In many instances it was interesting to see the contrast between the frequency of a masculine adjective and its feminine counterpart. Is it surprising that “Preso” is used twice as often “Presa.”
Why is the masculine form of viejo, anciano, caduco, grosero, perverso much more common than their feminine counterparts? Can we understand Galdós’ psyche better by knowing that he chronically uses feminine forms hermosa, bonita, guapa, more often than their masculine equivalents? By asking myself questions like these, I was able to, albeit subjectively, derive answers and insights into the meaning of the novel and ultimately, the life of Galdós himself.
One striking insight into these novels, (and probably the Spanish language as a whole), was the frequency of adverbial or noun forms of words with relation to their connotation. Nouns with positive connotations such as placer, deseo, and gloria were abundant. While each of these words appeared several hundred times, their adjectival counterparts were employed an average of only 25 times. Conversely, adjectives containing negative connotations, such as malo, pobre, hipócrita and ciego, appeared several hundred times, while the noun forms maldad and pobreza, appeared very seldom. Hipocresía and ceguedad, the noun forms of hipócrita and ciego, were not used at all. This trend pervades these novels and is the case— almost without exception—of every noun-adjective pair employed by Galdós.
In addition to using the WCView© software, I had planned to also use a supercomputer at the National Security Agency (NSA) to do categorical research on the text know as n-gram analysis. Since n-gram analysis is a language-independent means of categorizing text, I was initially very excited about using it to gain additional insight into the thematics, stylistics, and topical structure of the novels. This method of research seemed to hold a lot of promise and potential for revolutionary research in the literature, regardless of the language. While we did send a portion of the written corpus to Marc Damashek of the NSA for testing, the results of his research were largely disappointing. After counseling with Marc and Dr. Pratt, it was decided that n-gram analysis is of little value in analyzing narrative fiction.

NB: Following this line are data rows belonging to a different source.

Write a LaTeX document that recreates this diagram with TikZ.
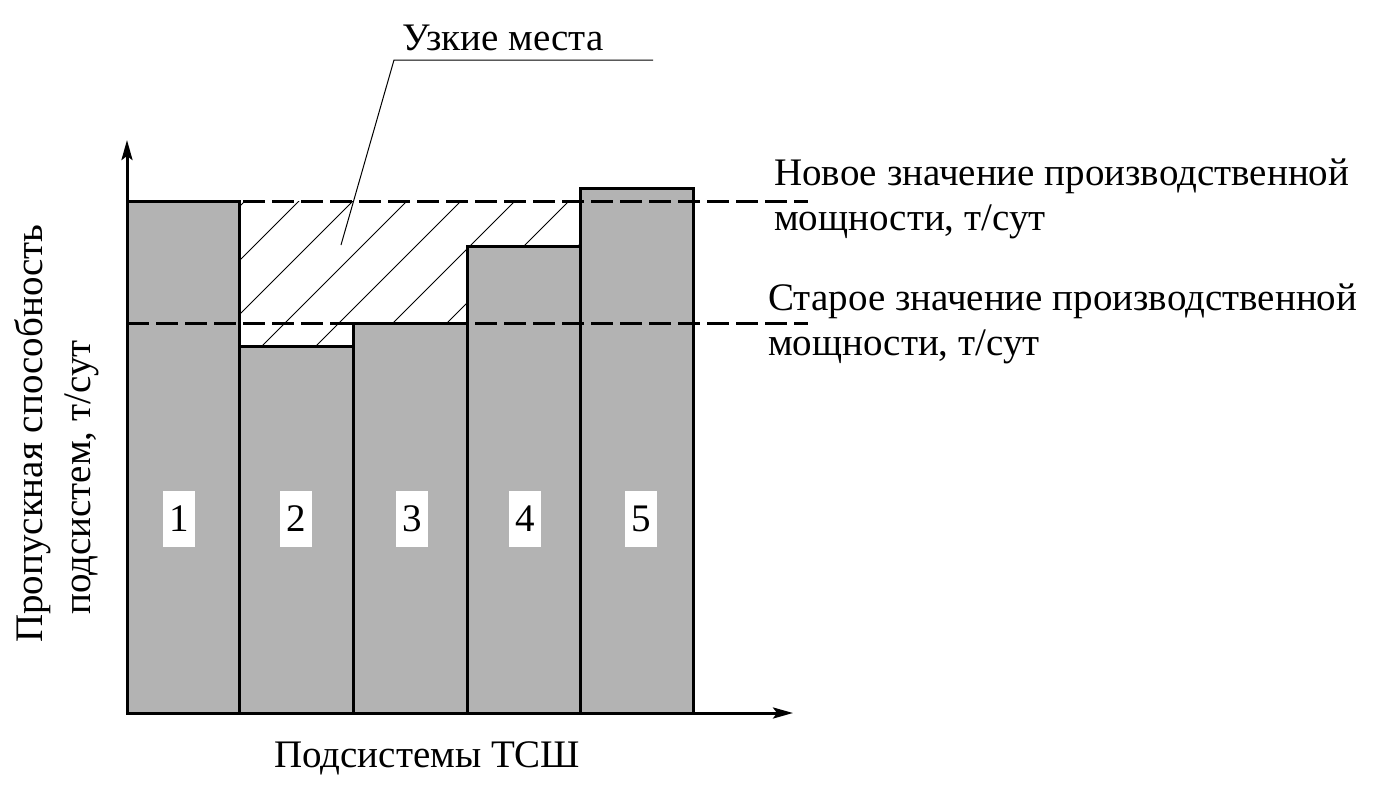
\documentclass[tikz,border=0pt]{standalone}
\usepackage{fontspec}
\setmainfont{Liberation Serif}
\usetikzlibrary{arrows.meta}
\definecolor{barcolor}{RGB}{179, 179, 179}

\begin{document}
\begin{tikzpicture}[
    x=1pt, y=-1pt,
    every node/.style={font=\fontsize{39}{45}\selectfont, inner sep=0pt},
    bar/.style={draw, line width=3pt, fill=barcolor},
    axis/.style={line width=3pt, -{Stealth[length=20pt, width=11pt, inset=4pt]}},
    level/.style={line width=3pt, dash pattern=on 22pt off 7pt},
    hatch/.style={line width=0.9pt},
    leader/.style={line width=1pt},
    numbox/.style={fill=white, minimum width=32pt, minimum height=56pt},
]
    \useasboundingbox (0,0) rectangle (1376,787);

    % Hatched bottleneck area
    \begin{scope}
        \clip (239,201) -- (580,201) -- (580,246) -- (467,246) -- (467,323)
            -- (353,323) -- (353,346) -- (239,346) -- cycle;
        \foreach \k in {0,...,7} {
            \pgfmathsetmacro{\xs}{245+54*\k}
            \draw[hatch] (\xs-200,401) -- (\xs+60,141);
        }
    \end{scope}

    % Bars
    \foreach \l/\r/\t in {127/239/201, 239/353/346, 353/467/323, 467/580/246, 580/693/188}
        \draw[bar] (\l,713) rectangle (\r,\t);

    % Bar numbers
    \foreach \x/\n in {179/1, 296/2, 412/3, 525/4, 641/5}
        \node[numbox] (num\n) at (\x,519) {\n};

    % Capacity levels
    \coordinate (newL) at (127,201);
    \coordinate (newR) at (808,201);
    \coordinate (oldL) at (127,323);
    \coordinate (oldR) at (808,323);
    \draw[level] (newL) -- (newR);
    \draw[level] (oldL) -- (oldR);
    \node[anchor=base west, align=left] (newcap) at (774,230) {Новое значение производственной\\мощности, т/сут};
    \node[anchor=base west, align=left] (oldcap) at (768,355) {Старое значение производственной\\мощности, т/сут};

    % Axes
    \coordinate (origin) at (127,713);
    \coordinate (ytop) at (127,140);
    \coordinate (xend) at (793,713);
    \draw[axis] (origin) -- (ytop);
    \draw[axis] (origin) -- (xend);
    \node[anchor=base west] (xlabel) at (274,767) {Подсистемы ТСШ};
    \node[rotate=90, anchor=base west] (ylabA) at (42,643) {Пропускная способность};
    \node[rotate=90, anchor=base west] (ylabB) at (90,615) {подсистем, т/сут};

    % Bottleneck callout
    \node[anchor=base west] (neck) at (402,50) {Узкие места};
    \coordinate (bend) at (394,60);
    \coordinate (tail) at (653,60);
    \coordinate (tip) at (341,245);
    \draw[leader] (tail) -- (bend) -- (tip);
\end{tikzpicture}
\end{document}
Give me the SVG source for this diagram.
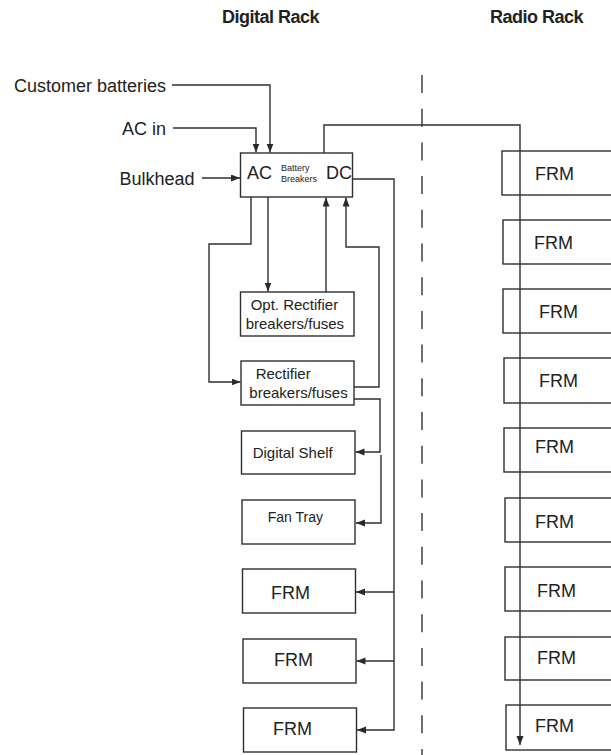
<svg xmlns="http://www.w3.org/2000/svg" width="611" height="755" viewBox="0 0 611 755">
<defs>
<marker id="arr" markerUnits="userSpaceOnUse" markerWidth="10" markerHeight="8" refX="9" refY="3.5" orient="auto">
<path d="M0,0 L9,3.5 L0,7 z" fill="#2a2a2a"/>
</marker>
<style>
.box{fill:#fff;stroke:#2f2f2f;stroke-width:1.4}
.ln{fill:none;stroke:#2f2f2f;stroke-width:1.4}
.t{font-family:"Liberation Sans",Arial,sans-serif;fill:#222}
.title{font-family:"Liberation Sans",Arial,sans-serif;font-weight:bold;font-size:18px;letter-spacing:-0.5px;fill:#222}
</style>
</defs>
<rect width="611" height="755" fill="#fff"/>

<text class="title" x="222" y="23">Digital Rack</text>
<text class="title" x="490" y="23">Radio Rack</text>

<line x1="422" y1="75" x2="422" y2="755" stroke="#333" stroke-width="1.4" stroke-dasharray="18 15.7"/>

<g id="labels">
<text class="t" x="166" y="92" font-size="18" text-anchor="end">Customer batteries</text>
<text class="t" x="166" y="134.5" font-size="18" text-anchor="end">AC in</text>
<text class="t" x="194.5" y="185" font-size="18" text-anchor="end">Bulkhead</text>
</g>

<g id="connectors">
<path class="ln" d="M172,85 H270 V152.5" marker-end="url(#arr)"/>
<path class="ln" d="M173,128 H256 V152.5" marker-end="url(#arr)"/>
<path class="ln" d="M202,178 H240" marker-end="url(#arr)"/>
<path class="ln" d="M324,153 V125 H520 V745" marker-end="url(#arr)"/>
<path class="ln" d="M353,179 H394 V730 H357" marker-end="url(#arr)"/>
<path class="ln" d="M394,592 H356" marker-end="url(#arr)"/>
<path class="ln" d="M394,661 H356.5" marker-end="url(#arr)"/>
<path class="ln" d="M251,197 V244 H209 V382 H240.5" marker-end="url(#arr)"/>
<path class="ln" d="M268,197 V291.5" marker-end="url(#arr)"/>
<path class="ln" d="M326,292 V197.5" marker-end="url(#arr)"/>
<path class="ln" d="M354,387 H379 V247 H346 V197.5" marker-end="url(#arr)"/>
<path class="ln" d="M354,399 H380 V452 H355.5" marker-end="url(#arr)"/>
<path class="ln" d="M381,455 V523 H356" marker-end="url(#arr)"/>
</g>

<g id="breakers">
<rect class="box" x="240.5" y="153" width="112" height="44"/>
<text class="t" x="247" y="178.5" font-size="18">AC</text>
<text class="t" x="281" y="171" font-size="9">Battery</text>
<text class="t" x="281" y="181.5" font-size="9">Breakers</text>
<text class="t" x="326" y="178.5" font-size="18">DC</text>
</g>

<g id="opt-rectifier">
<rect class="box" x="240.5" y="292" width="113.5" height="44"/>
<text class="t" x="250.7" y="310" font-size="15">Opt. Rectifier</text>
<text class="t" x="245.7" y="329.3" font-size="15">breakers/fuses</text>
</g>

<g id="rectifier">
<rect class="box" x="241" y="361" width="113" height="44"/>
<text class="t" x="255.7" y="379.3" font-size="15">Rectifier</text>
<text class="t" x="249.3" y="397.7" font-size="15">breakers/fuses</text>
</g>

<g id="digital-shelf">
<rect class="box" x="241.5" y="431" width="113.5" height="43"/>
<text class="t" x="252.7" y="457.7" font-size="15">Digital Shelf</text>
</g>

<g id="fan-tray">
<rect class="box" x="242" y="500" width="113" height="44"/>
<text class="t" x="267.7" y="522.3" font-size="14">Fan Tray</text>
</g>

<g id="d-frm1"><rect class="box" x="242.5" y="569" width="113" height="44"/><text class="t" x="271" y="599" font-size="18">FRM</text></g>
<g id="d-frm2"><rect class="box" x="243" y="639" width="113" height="44"/><text class="t" x="274" y="665.7" font-size="18">FRM</text></g>
<g id="d-frm3"><rect class="box" x="243.5" y="708" width="113" height="44"/><text class="t" x="273" y="735" font-size="18">FRM</text></g>

<g id="r-frm1"><rect class="box" x="502" y="151" width="120" height="44" fill-opacity="0"/><text class="t" x="535" y="180" font-size="18">FRM</text></g>
<g id="r-frm2"><rect class="box" x="503" y="220" width="120" height="44" fill-opacity="0"/><text class="t" x="534" y="249" font-size="18">FRM</text></g>
<g id="r-frm3"><rect class="box" x="503" y="289" width="120" height="44" fill-opacity="0"/><text class="t" x="539" y="318" font-size="18">FRM</text></g>
<g id="r-frm4"><rect class="box" x="504" y="358" width="120" height="45" fill-opacity="0"/><text class="t" x="539" y="387" font-size="18">FRM</text></g>
<g id="r-frm5"><rect class="box" x="504" y="428" width="120" height="44" fill-opacity="0"/><text class="t" x="535" y="453" font-size="18">FRM</text></g>
<g id="r-frm6"><rect class="box" x="505" y="498" width="120" height="44" fill-opacity="0"/><text class="t" x="535" y="528" font-size="18">FRM</text></g>
<g id="r-frm7"><rect class="box" x="505" y="567" width="120" height="44" fill-opacity="0"/><text class="t" x="537" y="597" font-size="18">FRM</text></g>
<g id="r-frm8"><rect class="box" x="505" y="637" width="120" height="43" fill-opacity="0"/><text class="t" x="537" y="664" font-size="18">FRM</text></g>
<g id="r-frm9"><rect class="box" x="506" y="705" width="120" height="45" fill-opacity="0"/><text class="t" x="535" y="732" font-size="18">FRM</text></g>
</svg>
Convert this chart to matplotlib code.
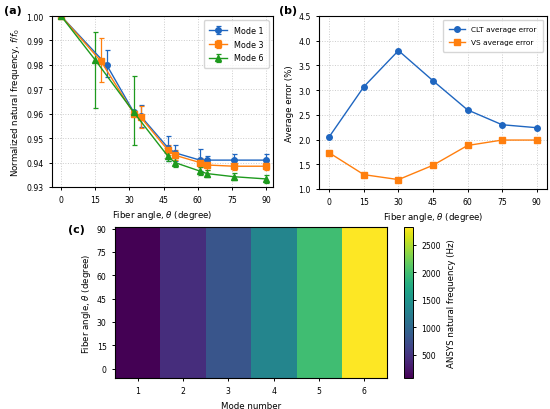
import matplotlib
matplotlib.use("Agg")
import matplotlib.pyplot as plt
import numpy as np

# ---------------- data ----------------
# panel (a)
m1_x = [0, 20, 32, 35, 47, 50, 61, 64, 76, 90]
m1_y = [1.000, 0.980, 0.9605, 0.9590, 0.946, 0.944, 0.941, 0.941, 0.941, 0.941]
m1_err_lo = [0.0, 0.005, 0.0, 0.0045, 0.0055, 0.0035, 0.0045, 0.0025, 0.0025, 0.0025]
m1_err_hi = [0.0, 0.006, 0.0, 0.0045, 0.0050, 0.0030, 0.0045, 0.0015, 0.0025, 0.0025]

m3_x = [0, 17.5, 32, 35, 47, 50, 61, 64, 76, 90]
m3_y = [1.000, 0.9815, 0.960, 0.9585, 0.945, 0.943, 0.940, 0.939, 0.9385, 0.9385]
m3_err_lo = [0.0, 0.0085, 0.0, 0.0045, 0.002, 0.002, 0.002, 0.002, 0.0015, 0.0015]
m3_err_hi = [0.0, 0.0095, 0.0, 0.0045, 0.002, 0.002, 0.002, 0.002, 0.0015, 0.0015]

m6_x = [0, 15, 32, 47, 50, 61, 64, 76, 90]
m6_y = [1.000, 0.982, 0.9605, 0.9425, 0.940, 0.9365, 0.9355, 0.9342, 0.9333]
m6_err_lo = [0.0, 0.0195, 0.0132, 0.002, 0.002, 0.0015, 0.0015, 0.0015, 0.0015]
m6_err_hi = [0.0, 0.0115, 0.0148, 0.002, 0.002, 0.0015, 0.0015, 0.0015, 0.0015]

# panel (b)
angles_b = [0, 15, 30, 45, 60, 75, 90]
clt_err = [2.06, 3.07, 3.80, 3.19, 2.60, 2.30, 2.24]
vs_err = [1.73, 1.29, 1.19, 1.48, 1.88, 1.99, 1.99]

# panel (c)
modes = [1, 2, 3, 4, 5, 6]
angles_c = [0, 15, 30, 45, 60, 75, 90]
mode_freq = [75, 430, 800, 1330, 1980, 2822]  # Hz (ANSYS), per mode
freq_table = [[f for f in mode_freq] for _ in angles_c]

# ---------------- figure ----------------
plt.rcParams['font.family'] = ['DejaVu Sans']
plt.rcParams['font.size'] = 5.5
plt.rcParams['axes.linewidth'] = 0.8

fig = plt.figure(figsize=(5.5, 4.1), dpi=100)

blue = '#1f66c0'
orange = '#ff7f0e'
green = '#1e9a1e'
LAB = 6.2
TK = 5.6

# (a)
axa = fig.add_axes([0.0945, 0.5415, 0.4015, 0.417])
for x, y, elo, ehi, c, mk, lab in [
        (m1_x, m1_y, m1_err_lo, m1_err_hi, blue, 'o', 'Mode 1'),
        (m3_x, m3_y, m3_err_lo, m3_err_hi, orange, 's', 'Mode 3'),
        (m6_x, m6_y, m6_err_lo, m6_err_hi, green, '^', 'Mode 6')]:
    axa.errorbar(x, y, yerr=[elo, ehi], color=c, marker=mk, markersize=4, lw=1.0,
                 capsize=1.8, elinewidth=0.9, capthick=0.9, label=lab)
axa.set_ylim(0.93, 1.0)
axa.set_xlim(-4, 93)
axa.set_xticks([0, 15, 30, 45, 60, 75, 90])
axa.set_yticks([0.93, 0.94, 0.95, 0.96, 0.97, 0.98, 0.99, 1.00])
axa.yaxis.set_major_formatter(matplotlib.ticker.FormatStrFormatter('%.2f'))
axa.grid(True, ls=':', color='#cccccc', lw=0.7)
axa.set_xlabel(r'Fiber angle, $\theta$ (degree)', fontsize=LAB, labelpad=3)
axa.set_ylabel(r'Normalized natural frequency, $f/f_0$', fontsize=LAB, labelpad=3)
axa.legend(loc='upper right', fontsize=5.8, borderpad=0.7, handlelength=2.2,
           labelspacing=0.6)
axa.tick_params(labelsize=TK, length=2.5, width=0.7)

# (b)
axb = fig.add_axes([0.58, 0.5366, 0.4145, 0.422])
axb.plot(angles_b, clt_err, color=blue, marker='o', markersize=4, lw=1.0,
         label='CLT average error')
axb.plot(angles_b, vs_err, color=orange, marker='s', markersize=4, lw=1.0,
         label='VS average error')
axb.set_ylim(1.0, 4.5)
axb.set_xlim(-4.5, 94.5)
axb.set_xticks(angles_b)
axb.set_yticks([1.0, 1.5, 2.0, 2.5, 3.0, 3.5, 4.0, 4.5])
axb.grid(True, ls=':', color='#cccccc', lw=0.7)
axb.set_xlabel(r'Fiber angle, $\theta$ (degree)', fontsize=LAB, labelpad=3)
axb.set_ylabel('Average error (%)', fontsize=LAB, labelpad=3)
axb.legend(loc='upper right', fontsize=5.3, borderpad=0.9, handlelength=2.2,
           labelspacing=0.9)
axb.tick_params(labelsize=TK, length=2.5, width=0.7)

# (c)
axc = fig.add_axes([0.209, 0.0756, 0.4946, 0.3684])
data = np.array(freq_table)
im = axc.imshow(data, origin='lower', aspect='auto', cmap='viridis',
                extent=[0.5, 6.5, -6, 91], vmin=min(mode_freq), vmax=max(mode_freq))
axc.set_xticks(modes)
axc.set_yticks(angles_c)
axc.set_xlabel('Mode number', fontsize=LAB, labelpad=4)
axc.set_ylabel(r'Fiber angle, $\theta$ (degree)', fontsize=LAB, labelpad=3)
axc.tick_params(labelsize=TK, length=2.5, width=0.7)

cax = fig.add_axes([0.7345, 0.0756, 0.0164, 0.3684])
cb = fig.colorbar(im, cax=cax)
cb.set_ticks([500, 1000, 1500, 2000, 2500])
cb.set_label('ANSYS natural frequency (Hz)', fontsize=LAB, labelpad=4)
cb.ax.tick_params(labelsize=TK, length=2.5, width=0.7)
cb.outline.set_linewidth(0.7)

fig.text(0.007, 0.972, '(a)', fontsize=8, fontweight='bold', va='center')
fig.text(0.508, 0.972, '(b)', fontsize=8, fontweight='bold', va='center')
fig.text(0.123, 0.44, '(c)', fontsize=8, fontweight='bold', va='center')

fig.savefig('out.png', dpi=100)
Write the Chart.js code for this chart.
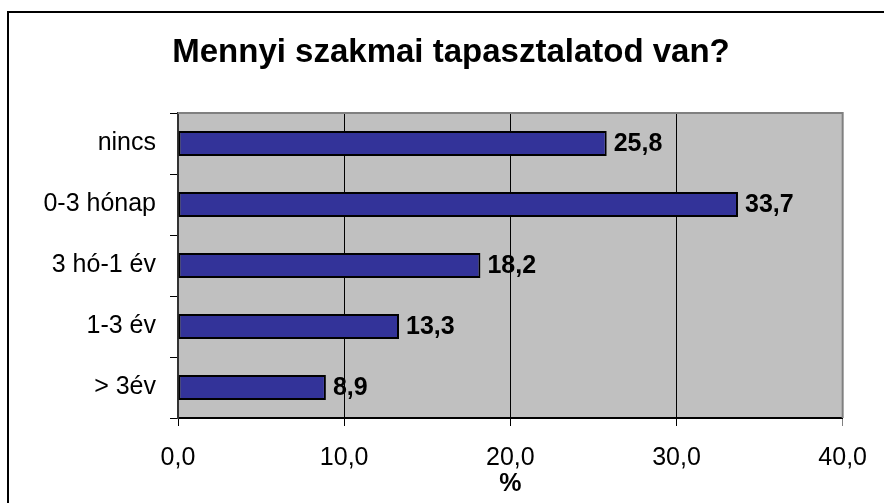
<!DOCTYPE html>
<html>
<head>
<meta charset="utf-8">
<script src="https://cdn.jsdelivr.net/npm/chart.js@4.4.1/dist/chart.umd.min.js"></script>
<style>
  body { margin: 0; background: #fff; overflow: hidden; }
  #wrap { position: relative; width: 884px; height: 503px; }
  #frame { position: absolute; left: 7px; top: 11px; width: 900px; height: 520px; border: 2px solid #000; }
  canvas { position: absolute; left: 0; top: 0; }
</style>
</head>
<body>
<div id="wrap">
  <div id="frame"></div>
  <canvas id="myChart" width="884" height="503"></canvas>
</div>
<script>
let categories = ['nincs', '0-3 hónap', '3 hó-1 év', '1-3 év', '> 3év'];
let values = [25.8, 33.7, 18.2, 13.3, 8.9];
let chartTitle = 'Mennyi szakmai tapasztalatod van?';
let axisTitle = '%';

const font = 'Liberation Sans, Arial, sans-serif';

function comma(v) {
    return Number(v).toFixed(1).replace('.', ',');
}

// fond gris de la zone de tracé + bordure haut/droite
const plotBackground = {
    id: 'plotBackground',
    beforeDraw(chart) {
        let {ctx, chartArea: a} = chart;
        ctx.save();
        ctx.fillStyle = '#C0C0C0';
        ctx.fillRect(a.left, a.top, a.right - a.left, a.bottom - a.top);
        ctx.restore();
    },
    beforeDatasetsDraw(chart) {
        let {ctx, chartArea: a} = chart;
        ctx.save();
        ctx.strokeStyle = '#808080';
        ctx.lineWidth = 2;
        ctx.beginPath();
        ctx.moveTo(a.left, a.top);
        ctx.lineTo(a.right, a.top);
        ctx.lineTo(a.right, a.bottom);
        ctx.stroke();
        ctx.restore();
    }
};

// titre centré sur le cadre du graphique (qui dépasse à droite)
const frameTitle = {
    id: 'frameTitle',
    afterDraw(chart) {
        let ctx = chart.ctx;
        ctx.save();
        ctx.font = 'bold 33px ' + font;
        ctx.fillStyle = '#000';
        ctx.textAlign = 'center';
        ctx.textBaseline = 'middle';
        ctx.fillText(chartTitle, 451, 53);
        ctx.restore();
    }
};

// étiquettes des valeurs au bout des barres
const valueLabels = {
    id: 'valueLabels',
    afterDatasetsDraw(chart) {
        let ctx = chart.ctx;
        let meta = chart.getDatasetMeta(0);
        ctx.save();
        ctx.font = 'bold 25px ' + font;
        ctx.fillStyle = '#000';
        ctx.textAlign = 'left';
        ctx.textBaseline = 'middle';
        meta.data.forEach((bar, i) => {
            ctx.fillText(comma(values[i]), bar.x + 7, bar.y + 1);
        });
        ctx.restore();
    }
};

let ctx = document.getElementById('myChart').getContext('2d');
let chart = new Chart(ctx, {
    type: 'bar',
    data: {
        labels: categories,
        datasets: [{
            data: values,
            backgroundColor: '#333399',
            borderColor: '#000',
            borderWidth: 2,
            borderSkipped: false,
            barPercentage: 0.41,
            categoryPercentage: 1
        }]
    },
    options: {
        indexAxis: 'y',
        responsive: false,
        animation: false,
        layout: { padding: { left: 0, right: 39, top: 113, bottom: 0 } },
        plugins: {
            legend: { display: false },
            tooltip: { enabled: false },
            title: { display: false }
        },
        scales: {
            x: {
                min: 0,
                max: 40,
                ticks: {
                    stepSize: 10,
                    color: '#000',
                    padding: 17,
                    font: { family: font, size: 25 },
                    callback: v => comma(v)
                },
                grid: {
                    color: c => c.tick && c.tick.value === 40 ? '#808080' : '#000',
                    lineWidth: 1,
                    tickLength: 8
                },
                border: { color: '#000', width: 2 },
                title: {
                    display: true,
                    text: axisTitle,
                    color: '#000',
                    font: { family: font, size: 25, weight: 'bold' },
                    padding: { top: 0, bottom: 4 }
                },
                afterFit: s => { s.height = 85; }
            },
            y: {
                ticks: {
                    color: '#000',
                    padding: 14,
                    font: { family: font, size: 25 }
                },
                grid: {
                    offset: true,
                    drawOnChartArea: false,
                    color: '#000',
                    tickLength: 8
                },
                border: { color: '#333', width: 2 },
                afterFit: s => { s.width = 178; }
            }
        }
    },
    plugins: [plotBackground, valueLabels, frameTitle]
});
</script>
</body>
</html>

Word crunch analysis is also helpful in understand the time period in which the text was written. Nineteenth century Madrid appears very different from the modern-day city. References to alcoholism, drug abuse or any substance addiction are totally absent. The universe and planets, are referred to in vague and general terms, with little or no feeling of knowledge or intimacy with them. However, references to human nature are very similar to what one would expect from a modern-day novelist.
Finally, Galdós seems to paint a self-portrait in the character of Pablo, a blindman. His words seem to represent Galdós’ own feelings, “I feel in my heart such joy!..It seems as though the Universe, the Sciences, History, Philosophy, Nature, and all that I have learned is bundled up inside me and spinning around … it’s like a procession.”1 This procession of which Galdós speaks is chronicled in his novels. In addition to reading his novels for diversion or entertainment, word crunch programs like WCView© possess the power to provide invaluable insight into textual thematics, and the life of the author.2
1. Translations by Erik Lewis
2. The aid of Marc Damashek of the National Security Agency is gratefully acknowledged.